THE DATA:

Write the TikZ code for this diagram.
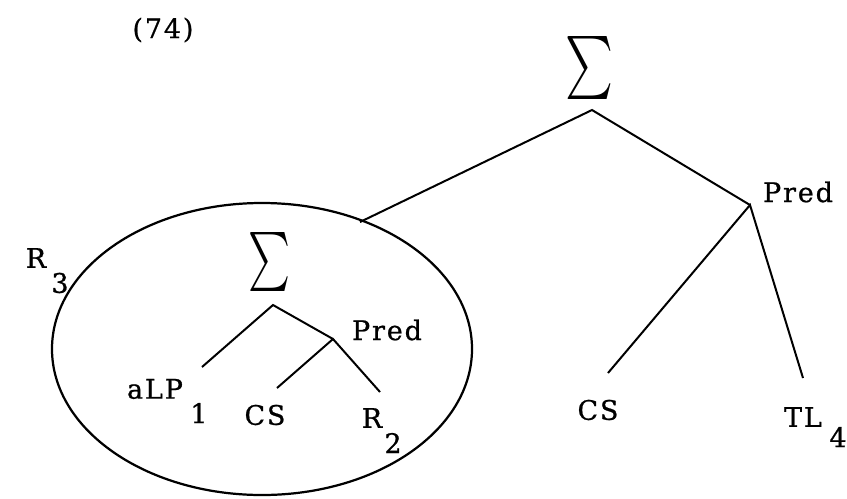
\documentclass[tikz,border=0pt]{standalone}
\usepackage{fontspec}
\usepackage{graphicx}
\setmainfont[LetterSpace=7,FakeBold=0.8]{DejaVu Serif}
\usetikzlibrary{shapes.geometric}
\begin{document}
\begin{tikzpicture}[x=0.03cm,y=-0.03cm,
  lbl/.style={inner sep=0pt, font=\fontsize{23}{26}\selectfont},
  edge/.style={line width=1.7pt}]
\useasboundingbox (0,0) rectangle (847,498);
% number
\node[lbl] (num) at (163,30) {(74)};
% top tree
\node[inner sep=0pt] (S1) at (589,68) {\resizebox*{1.44cm}{1.89cm}{$\sum$}};
\coordinate (a1) at (592,110);
\coordinate (e1) at (360,222);
\coordinate (p1) at (750,205);
\coordinate (c1) at (608,373);
\coordinate (t1) at (803,378);
\node[lbl] (pred1) at (798,192) {Pred};
\node[lbl] (cs1) at (598,410) {CS};
\node[lbl] (tl) at (803,417) {TL};
\node[lbl] (tlsub) at (838,437) {4};
\draw[edge] (e1) -- (a1) -- (p1);
\draw[edge] (c1) -- (p1) -- (t1);
% ellipse
\node[draw, ellipse, line width=1.9pt, minimum width=12.6cm, minimum height=8.76cm, inner sep=0pt] (ell) at (262,349) {};
\node[lbl] (r3) at (36,258) {R};
\node[lbl] (r3sub) at (60,283) {3};
% inner tree
\node[inner sep=0pt] (S2) at (269,262) {\resizebox*{1.26cm}{1.77cm}{$\sum$}};
\coordinate (a2) at (273,305);
\coordinate (l2) at (202,367);
\coordinate (p2) at (333,339);
\coordinate (c2) at (277,388);
\coordinate (r2c) at (380,392);
\node[lbl] (pred2) at (387,330) {Pred};
\node[lbl] (alp) at (155,389) {aLP};
\node[lbl] (alpsub) at (199,413) {1};
\node[lbl] (cs2) at (265,415) {CS};
\node[lbl] (r2) at (372,418) {R};
\node[lbl] (r2sub) at (393,443) {2};
\draw[edge] (l2) -- (a2) -- (p2);
\draw[edge] (c2) -- (p2) -- (r2c);
\end{tikzpicture}
\end{document}
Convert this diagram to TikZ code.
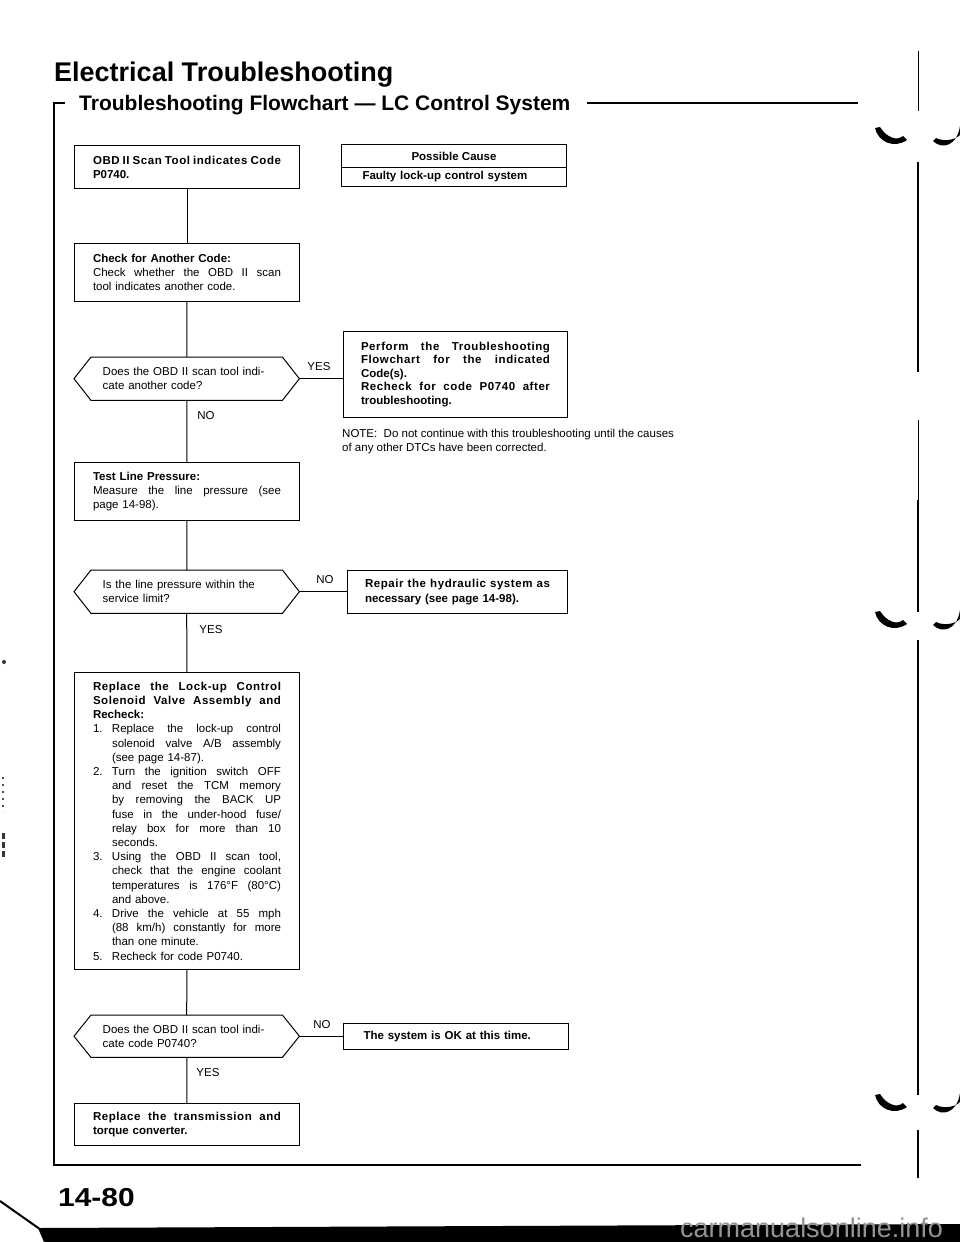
\documentclass[tikz,border=0pt]{standalone}
\usepackage{fontspec}
\setmainfont{Liberation Sans}
\newfontfamily\bfls{Liberation Sans Bold}[LetterSpace=5]
\usepackage{graphicx}
\newcommand\bodyfont{\fontsize{11.5}{14.2}\selectfont}
\newcommand\jline[2][188pt]{\makebox[#1][s]{\spaceskip=0pt\xspaceskip=0pt #2}}
\newcommand\jbold[2][188pt]{\makebox[#1][s]{\bfls\spaceskip=0pt\xspaceskip=0pt #2}}
\newcommand\nitem[2]{\makebox[19pt][l]{#1}\jline[169pt]{#2}}
\newcommand\ncont[1]{\hspace*{19pt}\jline[169pt]{#1}}
\newcommand\nlast[1]{\hspace*{19pt}#1}
\newcommand\hexa[1]{\draw[boxline] (#1.west) -- ([xshift=17pt]#1.north west) -- ([xshift=-17pt]#1.north east) -- (#1.east) -- ([xshift=-17pt]#1.south east) -- ([xshift=17pt]#1.south west) -- cycle;}
\newcommand\lmark[1]{\fill[black] (875,#1+2) .. controls (878,#1+16) and (894,#1+23) .. (907,#1+14) -- (903,#1+10) .. controls (897,#1+15) and (887,#1+12) .. (880,#1+1) -- cycle;}
\newcommand\rmark[1]{\fill[black] (933,#1+15) .. controls (942,#1+24) and (957,#1+20) .. (960,#1) -- (960,#1+9) .. controls (955,#1+14) and (944,#1+16) .. (936,#1+12) -- cycle;}
\tikzset{
  boxline/.style={draw=black, line width=1pt},
  fbox/.style={boxline, rectangle, anchor=north west, inner xsep=0pt, inner ysep=0pt, align=left, font=\bodyfont},
  hexnode/.style={rectangle, anchor=north west, inner sep=0pt, align=left, font=\bodyfont, minimum width=225pt, text width=168pt},
  lbl/.style={font=\bodyfont, inner sep=0pt},
  conn/.style={draw=black, line width=1pt},
}
\begin{document}
\begin{tikzpicture}[x=1pt,y=-1pt]
\fill[white] (0,0) rectangle (960,1242);
\useasboundingbox (0,0) rectangle (960,1242);

% headings
\node[anchor=base west, inner sep=0pt, font=\fontsize{27}{27}\selectfont\bfseries] (title) at (54,81) {Electrical Troubleshooting};
\node[anchor=base west, inner sep=0pt, font=\fontsize{21}{21}\selectfont\bfseries] (sub) at (79,110) {Troubleshooting Flowchart — LC Control System};
\draw[line width=1.6pt] (587,103) -- (858,103);
\draw[line width=2pt] (65,103) -- (54,103) -- (54,1165) -- (861,1165);

% possible cause table
\node[fbox, minimum width=225pt, minimum height=23pt, align=center] (cause) at (341,144) {\textbf{Possible Cause}};
\node[fbox, minimum width=225pt, minimum height=19pt, text width=183pt] (cause2) at (341,167) {\textbf{Faulty lock-up control system}};

% left column
\node[fbox, minimum width=225pt, minimum height=43pt, text width=188pt] (obd) at (74,145)
  {\jbold{OBD II Scan Tool indicates Code}\\\textbf{P0740.}};
\node[fbox, minimum width=225pt, minimum height=58pt, text width=188pt] (chk) at (74,243)
  {\textbf{Check for Another Code:}\\\jline{Check whether the OBD II scan}\\tool indicates another code.};
\node[hexnode, minimum height=43pt] (d1) at (74,357) {Does the OBD II scan tool indi-\\cate another code?};
\hexa{d1}
\node[fbox, minimum width=224pt, minimum height=86pt, text width=189pt] (perf) at (343,331)
  {\fontsize{11.5}{13.3}\selectfont\jbold[189pt]{Perform the Troubleshooting}\\\jbold[189pt]{Flowchart for the indicated}\\\textbf{Code(s).}\\\jbold[189pt]{Recheck for code P0740 after}\\\textbf{troubleshooting.}};
\node[lbl, anchor=base west] (note1) at (342,437) {NOTE:\ \ Do not continue with this troubleshooting until the causes};
\node[lbl, anchor=base west] (note2) at (342,451) {of any other DTCs have been corrected.};

\node[fbox, minimum width=225pt, minimum height=58pt, text width=188pt] (tl) at (74,462)
  {\textbf{Test Line Pressure:}\\\jline{Measure the line pressure (see}\\page 14-98).};
\node[hexnode, minimum height=43pt] (d2) at (74,570) {Is the line pressure within the\\service limit?};
\hexa{d2}
\node[fbox, minimum width=220pt, minimum height=43pt, text width=185pt] (rep) at (347,570)
  {\jbold[185pt]{Repair the hydraulic system as}\\\textbf{necessary (see page 14-98).}};

\node[fbox, minimum width=225pt, minimum height=297pt, text width=188pt] (repl) at (74,672)
  {\jbold{Replace the Lock-up Control}\\
   \jbold{Solenoid Valve Assembly and}\\
   \textbf{Recheck:}\\
   \nitem{1.}{Replace the lock-up control}\\
   \ncont{solenoid valve A/B assembly}\\
   \nlast{(see page 14-87).}\\
   \nitem{2.}{Turn the ignition switch OFF}\\
   \ncont{and reset the TCM memory}\\
   \ncont{by removing the BACK UP}\\
   \ncont{fuse in the under-hood fuse/}\\
   \ncont{relay box for more than 10}\\
   \nlast{seconds.}\\
   \nitem{3.}{Using the OBD II scan tool,}\\
   \ncont{check that the engine coolant}\\
   \ncont{temperatures is 176°F (80°C)}\\
   \nlast{and above.}\\
   \nitem{4.}{Drive the vehicle at 55 mph}\\
   \ncont{(88 km/h) constantly for more}\\
   \nlast{than one minute.}\\
   \makebox[19pt][l]{5.}Recheck for code P0740.};

\node[hexnode, minimum height=42pt] (d3) at (74,1015) {Does the OBD II scan tool indi-\\cate code P0740?};
\hexa{d3}
\node[fbox, minimum width=225pt, minimum height=26pt, text width=185pt] (ok) at (343,1023)
  {\textbf{The system is OK at this time.}};
\node[fbox, minimum width=225pt, minimum height=42pt, text width=188pt] (fin) at (74,1103)
  {\jbold{Replace the transmission and}\\\textbf{torque converter.}};

% connectors
\draw[conn] (obd) -- (chk);
\draw[conn] (chk) -- (d1);
\draw[conn] (d1.east) -- (perf.west |- d1.east);
\draw[conn] (d1) -- (tl);
\draw[conn] (tl) -- (d2);
\draw[conn] (d2.east) -- (rep.west |- d2.east);
\draw[conn] (d2) -- (repl);
\draw[conn] (repl) -- (d3);
\draw[conn] (d3.east) -- (ok.west |- d3.east);
\draw[conn] (d3) -- (fin);

% labels
\node[lbl] (y1) at (319,367) {YES};
\node[lbl] (n1) at (206,416) {NO};
\node[lbl] (n2) at (325,580) {NO};
\node[lbl] (y2) at (211,630) {YES};
\node[lbl] (n3) at (322,1025) {NO};
\node[lbl] (y3) at (208,1073) {YES};

% page number
\node[anchor=base west, inner sep=0pt] (pg) at (58,1206) {\scalebox{1.15}[1]{\fontsize{26}{26}\selectfont\bfseries 14-80}};

% scan artefacts at the right edge
\draw[line width=0.8pt] (918,51) -- (918,111);
\draw[line width=1.8pt] (918,162) -- (918,372);
\draw[line width=0.6pt] (918,420) -- (918,500);
\draw[line width=1.8pt] (918,500) -- (918,612);
\draw[line width=1.8pt] (918,640) -- (918,1095);
\draw[line width=1.2pt] (918,1130) -- (918,1178);
\lmark{126}\rmark{126}
\lmark{610}\rmark{610}
\lmark{1093}\rmark{1093}

% scan artefacts at the left edge
\fill[black!80] (4,662) circle (2pt);
\draw[black!70, line width=1.2pt, dash pattern=on 2pt off 5pt] (3,777) -- (3,812);
\draw[black!80, line width=3pt, dash pattern=on 6pt off 3pt] (3,833) -- (3,857);

% bottom edge
\draw[line width=2pt] (0,1201) -- (44,1232);
\fill[black] (38,1228) -- (960,1224) -- (960,1242) -- (44,1242) -- cycle;
\node[anchor=base west, inner sep=0pt, text=black!42, font=\fontsize{27}{27}\selectfont] (wm) at (680,1237) {carmanualsonline.info};
\end{tikzpicture}
\end{document}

TASK REQUIREMENTS:
Show every line from the entries above in which the word "diagram" appears.

ANSWER:
Write the TikZ code for this diagram.
Convert this diagram to TikZ code.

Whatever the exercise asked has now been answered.